The tank sat in the science labs for students to study and conduct research on for a few years. In February 2018, Farnen and a student noticed something in the tanks.
“Our student tech at the time, Ameira Rayyan, said, ‘What are those?’ I said, ‘You know, I don’t know.’ I had been seeing them for years, I’ve seen them in other tanks and samples.”
Farnen and Rayyan grabbed microscopes and brought the worms out to study them. After awhile, they “knew they had something interesting,” Farnen said.
After gathering opinions from other science professors, all of whom weren’t sure what the species was, they studied the worms for about three months before they found out it was a Rhynchomesostoma.
Moore said once the science department hit a “dead end,” he reached out on Twitter and found a worm expert, Alejandro Sánchez Alvarado, in Kansas City, Mo., at the Stowers Institute.
The team took the worms to Kansas City to be examined.
“They were willing to do the genetic analysis on them, which is the gold standard for figuring out if this might be a new species,” Moore said.
After studying the genetic work, Moore said the worm is, indeed, uniquely genetic than anything previously discovered, which is an indication that it’s a new species.
To also determine if a species is new or not, there are many factors that go into that discovery, such as genitalia and chromosomes, and the geographic isolation from other populations.
“There’s quite a few really beautiful and unique things they’re doing that we’ve not seen described,” Moore said. “Some of them, we’ve not been vocal about because we want to be able to describe them before anyone else does.”

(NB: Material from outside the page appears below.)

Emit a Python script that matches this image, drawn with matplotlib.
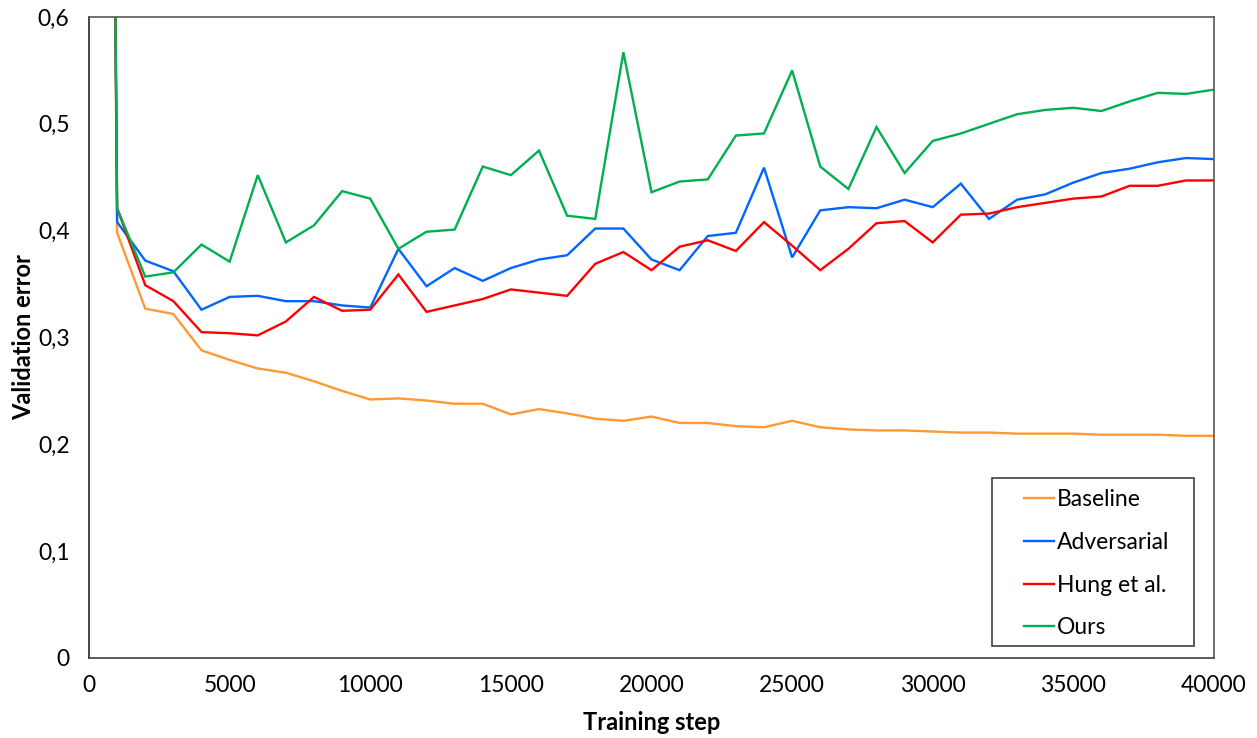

At one point there were four worms in the tank, but then that number grew to 8,000 after being successfully reproduced.
“Bellevue University natural science laboratories, we are the first ones to successfully mass-culture an organism like this,” Farnen said. “All the existing literatures say you can keep one or two and observe them for awhile, and I’ve read research papers that say it’s virtually impossible to culture these. We’re able to produce hundreds of thousands on demand right here in our labs. It had never been done before, so we had to develop the protocol.”

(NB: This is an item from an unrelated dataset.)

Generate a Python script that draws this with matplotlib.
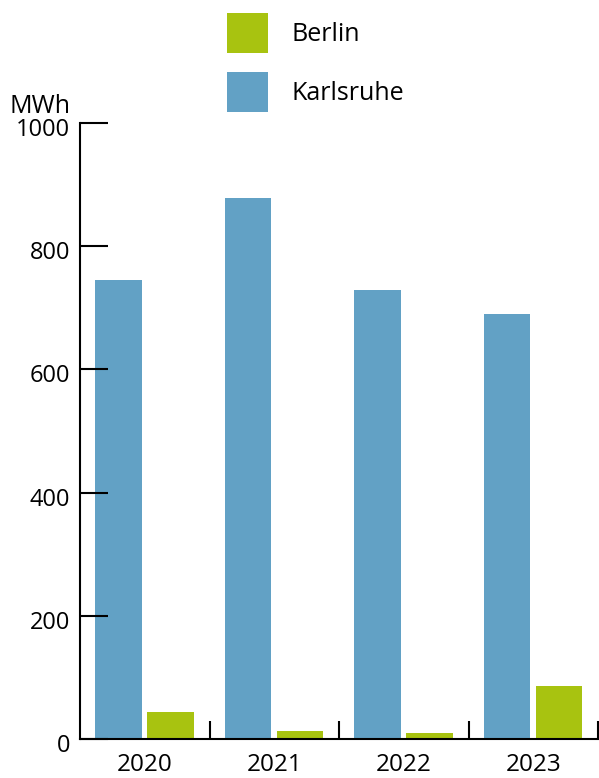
import numpy as np
import matplotlib
matplotlib.use("Agg")
import matplotlib.pyplot as plt
import matplotlib.transforms as mtransforms
from matplotlib.patches import Patch

plt.rcParams['font.family'] = ['Open Sans', 'DejaVu Sans']

# data
years = ['2020', '2021', '2022', '2023']
karlsruhe = [745, 878, 729, 690]
berlin = [44, 13, 10, 86]
yticks = [0, 200, 400, 600, 800, 1000]

blue = '#62a1c5'
green = '#a8c310'

fig = plt.figure(figsize=(5.99, 7.78), dpi=100)
ax = fig.add_axes([80 / 599, 39 / 778, 518 / 599, 616 / 778])

x = np.arange(len(years)) + 0.5
w = 0.36
ax.bar(x - 0.203, karlsruhe, width=w, color=blue, linewidth=0)
ax.bar(x + 0.2, berlin, width=w, color=green, linewidth=0)

ax.set_xlim(0, len(years))
ax.set_ylim(0, 1000)

for s in ['top', 'right']:
    ax.spines[s].set_visible(False)
for s in ['left', 'bottom']:
    ax.spines[s].set_linewidth(1.5)
    ax.spines[s].set_color('black')

ax.set_yticks(yticks)
ax.set_yticklabels([str(v) for v in yticks])
ax.tick_params(axis='y', direction='in', length=20, width=1.5, pad=7,
               labelsize=17, colors='black')
# nudge y labels a little lower, as in the reference
shift = mtransforms.ScaledTranslation(0, -4 / 100, fig.dpi_scale_trans)
for lab in ax.get_yticklabels():
    lab.set_transform(lab.get_transform() + shift)

ax.set_xticks(x)
ax.set_xticklabels(years)
ax.tick_params(axis='x', which='major', length=0, pad=10, labelsize=17.5)
ax.set_xticks(np.arange(1, len(years) + 1), minor=True)
ax.tick_params(axis='x', which='minor', direction='in', length=13, width=1.5,
               colors='black')

fig.text(10 / 599, 1 - 113 / 778, 'MWh', fontsize=18, ha='left',
         va='baseline')

handles = [Patch(facecolor=green, edgecolor='none', label='Berlin'),
           Patch(facecolor=blue, edgecolor='none', label='Karlsruhe')]
fs = 18
fpx = fs * 100 / 72
fig.legend(handles=handles, loc='upper left',
           bbox_to_anchor=(227 / 599, 1 - 13 / 778),
           frameon=False, fontsize=fs, borderpad=0, borderaxespad=0,
           handlelength=41 / fpx, handleheight=41 / fpx * 41 / 32,
           handletextpad=0.95, labelspacing=0.75)

fig.savefig('out.png', dpi=100)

The largest worms average about 2 to 3 millimeters in length, which is equivalent to the width of a toothpick. They’re transparent, so they can only be seen in the tank with a flashlight.
They feed on a saltwater crustacean called daphnia, which the worms appear to capture with a toxin emitted from their bodies to paralyze them.

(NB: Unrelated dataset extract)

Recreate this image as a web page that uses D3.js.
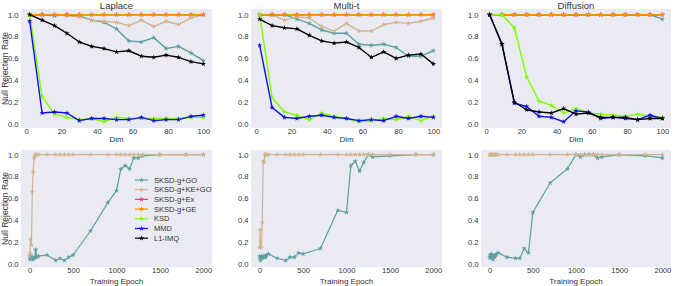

One unique characteristic of the worms is their reproduction — they both lay eggs and give live birth. When a worm gives birth, it bursts open, sacrificing itself while the babies float away or the eggs settle at the bottom.
Farnen said they’re hard to find in the wild, as he’s taken more than 100 samples from parts of Nebraska, Iowa, Wyoming and Colorado and hasn’t found any other than the American Heroes Park.
“It’s not that they’re not there, I’d never make that claim, it’s that they are difficult to find,” he said. “It was sheer dumb luck we ended up with as many as we did in our original sample.”
Farnen said the discovery means a lot to BU and the science department.
“Hundreds of species are discovered each day, but you don’t hear about them,” he said.
“This being not bacteria or algae, it’s huge. We’ve done a lot of group research over the years at BU with our news labs and facilities, but this is one of the big guys — they one that gives us a little more notoriety.”